In observance of Sexual Assault Awareness month, the local community addresses the significance of the issue.
According to the 2014 Criminal Victimization report from the Bureau of Justice Statistics, the number of victims of sexual assault and rape was 150,420 for that year. The prevalence rate was 0.06 percent with only about 33.6 percent of the victimizations being reported to police.
Rape, Abuse, & Incest National Network reports that each year there are about 293,000 victims of sexual assault, 44 percent of whom are under the age of 18.
The National Sexual Violence Resource Center said one in five women have experienced sexual assault in their lifetimes, although those numbers have been contested. The number is called into question as the incidents fall under two categories: public health and criminal justice.
In the context of criminal justice, the numbers are based on a direct inquest that consider whether or not the person has been assaulted. On the other hand, public health considers assault more inclusively, using a broader, more descriptive conception to include more people. Regardless, the number is still over 200,000 victims, according to data from RAINN.

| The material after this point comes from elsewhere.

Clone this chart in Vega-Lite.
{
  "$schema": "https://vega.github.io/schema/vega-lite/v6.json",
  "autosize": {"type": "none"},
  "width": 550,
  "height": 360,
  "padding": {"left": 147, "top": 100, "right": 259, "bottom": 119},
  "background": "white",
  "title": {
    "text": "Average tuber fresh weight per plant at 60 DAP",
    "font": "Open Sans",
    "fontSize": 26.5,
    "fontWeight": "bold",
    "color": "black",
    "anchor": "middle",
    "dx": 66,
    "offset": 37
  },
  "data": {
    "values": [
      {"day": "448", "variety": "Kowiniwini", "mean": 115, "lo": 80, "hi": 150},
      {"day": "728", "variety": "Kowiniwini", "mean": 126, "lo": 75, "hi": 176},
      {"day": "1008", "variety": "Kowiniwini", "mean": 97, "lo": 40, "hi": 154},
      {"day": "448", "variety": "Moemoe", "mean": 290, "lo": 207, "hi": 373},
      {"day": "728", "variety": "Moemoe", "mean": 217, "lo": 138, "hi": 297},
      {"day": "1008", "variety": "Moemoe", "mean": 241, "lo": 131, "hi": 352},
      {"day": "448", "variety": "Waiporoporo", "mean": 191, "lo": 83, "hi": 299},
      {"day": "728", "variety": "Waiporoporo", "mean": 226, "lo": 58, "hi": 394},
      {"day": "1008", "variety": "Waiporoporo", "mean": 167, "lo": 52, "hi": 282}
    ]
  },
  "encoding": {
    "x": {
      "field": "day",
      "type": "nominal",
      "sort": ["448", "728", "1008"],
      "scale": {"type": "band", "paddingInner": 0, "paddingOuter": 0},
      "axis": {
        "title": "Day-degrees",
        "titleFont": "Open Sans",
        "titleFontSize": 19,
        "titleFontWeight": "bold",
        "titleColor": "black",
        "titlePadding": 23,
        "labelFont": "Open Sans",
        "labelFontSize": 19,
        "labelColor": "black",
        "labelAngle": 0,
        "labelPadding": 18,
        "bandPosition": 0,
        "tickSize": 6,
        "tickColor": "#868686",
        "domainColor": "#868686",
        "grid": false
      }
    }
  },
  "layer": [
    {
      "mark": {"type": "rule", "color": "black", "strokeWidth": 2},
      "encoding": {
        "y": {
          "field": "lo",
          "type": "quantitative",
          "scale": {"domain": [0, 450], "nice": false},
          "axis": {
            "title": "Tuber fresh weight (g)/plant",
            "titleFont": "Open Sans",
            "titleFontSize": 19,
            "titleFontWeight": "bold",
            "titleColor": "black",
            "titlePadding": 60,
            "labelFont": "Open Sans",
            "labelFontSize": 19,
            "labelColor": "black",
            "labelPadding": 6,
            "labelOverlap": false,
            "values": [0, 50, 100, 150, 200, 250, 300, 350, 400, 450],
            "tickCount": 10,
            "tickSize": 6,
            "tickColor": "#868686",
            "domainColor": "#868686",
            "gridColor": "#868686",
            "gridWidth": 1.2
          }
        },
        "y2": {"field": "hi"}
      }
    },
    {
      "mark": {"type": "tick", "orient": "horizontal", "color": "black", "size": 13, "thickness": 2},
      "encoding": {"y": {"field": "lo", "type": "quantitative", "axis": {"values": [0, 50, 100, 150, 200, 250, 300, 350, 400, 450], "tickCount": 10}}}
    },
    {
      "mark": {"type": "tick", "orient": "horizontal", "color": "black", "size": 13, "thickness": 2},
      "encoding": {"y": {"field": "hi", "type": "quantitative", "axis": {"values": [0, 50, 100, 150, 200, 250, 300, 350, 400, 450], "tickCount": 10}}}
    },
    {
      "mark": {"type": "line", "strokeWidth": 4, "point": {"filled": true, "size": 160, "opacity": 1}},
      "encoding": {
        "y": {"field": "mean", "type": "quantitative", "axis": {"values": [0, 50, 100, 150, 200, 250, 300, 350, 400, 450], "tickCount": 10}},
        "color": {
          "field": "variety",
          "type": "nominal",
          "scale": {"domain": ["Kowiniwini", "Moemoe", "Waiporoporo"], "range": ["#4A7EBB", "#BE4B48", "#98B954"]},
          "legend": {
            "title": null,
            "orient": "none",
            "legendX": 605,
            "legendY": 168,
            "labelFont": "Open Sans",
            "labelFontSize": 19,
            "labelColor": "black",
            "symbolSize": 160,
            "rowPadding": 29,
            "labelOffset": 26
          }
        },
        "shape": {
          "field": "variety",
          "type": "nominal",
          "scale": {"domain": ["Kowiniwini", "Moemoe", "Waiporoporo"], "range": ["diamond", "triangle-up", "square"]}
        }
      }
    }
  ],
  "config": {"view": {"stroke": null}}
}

The National Sexual Violence Resource Center also says 91 percent of victims of sexual assault and rape are female, and in eight of 10 cases of rape, the victim knew his or her attacker.
Tinder and Grindr have both said that they are not liable for their users’ actions, but these issues are unresolved. This violence is not a new phenomenon. It is just being discussed in a new fashion due to new issues arising. Groups like Green Dot are trying to solve this problem with a method called bystander intervention.
“The approach that we are taking with lots of communities around the country is a bystander intervention approach, which is really equipping bystanders to recognize some of the warning signs for sexual violence and giving them tools to intervene,” said Jessy Lyons, an associate director at Green Dot.
Shelters across the country are trying to make a difference in these assaults through community outreach events.
The Shafer Center said the majority of sexual assault cases are perpetrated by someone the victim already knows, and they do not get many cases where the victim identifies meeting his or her attacker online or through dating services.
The Student Government Association has activities planned before spring break. According to the SGA, the association will focus heavily on addressing sexual violence awareness in the Hattiesburg community.
The Shafer Center will be hosting an event on Feb. 26 called Walk a Mile in Her Shoes in which men will don high heels and walk on the athletic track to raise awareness for sexual assaults.
The event will be held on the USM campus for those who wish to participate.
Green Dot also holds events around campus for students and faculty to learn bystander intervention and techniques on how to defuse dangerous situations.